Tabii Vault-Tec sığınak denetmenlerine Enclave görevlileri geldiği zaman kapılarını açmamaları gerektiğini söylemiş olsa da ilk Fallout oyunlarındaki örneklerle de buna yer yer uyulmadığını görüyoruz. Zaten savaş sonrasına geldiğimiz zaman şirketten geriye kalan en ufak bir iz bile bulamadık oyunlarda. Bu açılardan da yine dizinin zaman çizgisi ile oyunların zaman çizgisinin farklı olduğunu anlayabiliyoruz. Hatta bu farklılık 2277’deki patlamayla da sınırlı kalmıyor, ta 2077 öncesine kadar uzanıyor.
Mütevazı Bir Eleştiri
Şu ana kadar konuştuğumuz yenilikler, değişimler, farklılıklar daha önce de belirttiğim gibi bir olumsuz eleştiri niteliğinde değil. Baştan baştan aynı şeyleri görmektense yeni bir Fallout tarihi, yeni bir Fallout dünyası görmek beni heyecanlandırdı. “Acaba geçmişte başka neler oldu?” veya “Acaba daha neler değişti?” gibi soruları sormak sanki yeni bir Fallout oyununda yeni bir zindana girmişim gibi hissettiriyor. Merak ve gizem her zamanki gibi orada duruyor, bizleri bekliyor.
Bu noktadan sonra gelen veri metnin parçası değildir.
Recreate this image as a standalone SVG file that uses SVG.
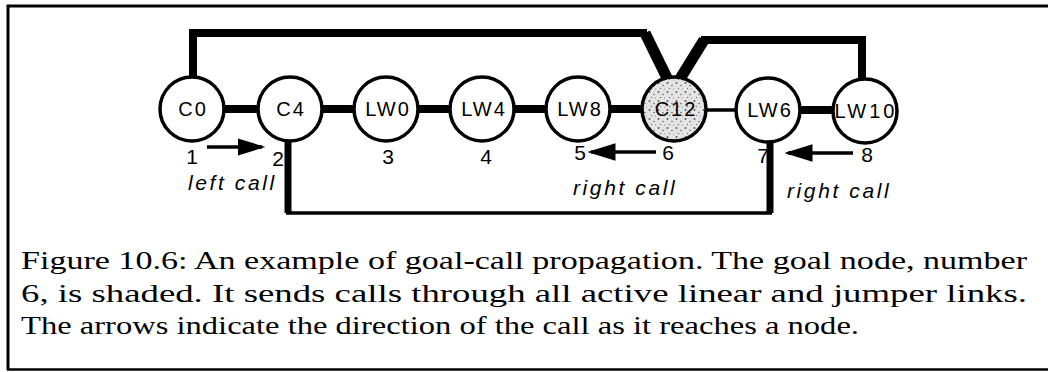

Yine de eleştireceğimi söylediğim noktaya gelmek istiyorum. Sanki Fallout dizisi, hikâyeye ve hikâyeleştirmeye fazla odaklanmış gibi. Sanki Jonathan Nolan, Jonathan Nolanlaştırmak için biraz zorlamış da önceki işlerinin altında kalan bir hikâye ortaya çıkarmış gibi. Bütün hikâyeleri bir araya getirmeye çalışıp en sonunda anlatı kırılmalarıyla, çeşitli şaşırtılarla bizleri yamultmak için kendini zorlamış ama ortaya da çokça gördüğümüz, iyice alıştığımız bir durum çıkmış gibi.
Mesela bu Fallout dizisi sırasında çok fazla yerleşim gördük. Bu yerleşimlerin biraz daha üzerine gidilseymiş, her birinin hikâyesi ana akışın içinde daha samimi bir şekilde yedirilseymiş çok güzel olacakmış. Dizinin başardığı pek çok diğer noktaya bakınca da zaten yazarların ve yönetmenlerin oyunlara yabancı olmadıklarını, oyunlarda hissettikleri şeyleri diziye yansıttıklarını görebiliyoruz. Eğer ki yazarlar biraz daha bağımsız bıraksalarmış akışı, bence başarabilirlermiş. Yeni bir anlatı modeli denemektense kendi bildiklerini yapmaya çalışıp ortalama bir hikâye sunmuşlar gibi geliyor. Benim mütevazı düşüncem budur, peki siz ne düşünüyorsunuz?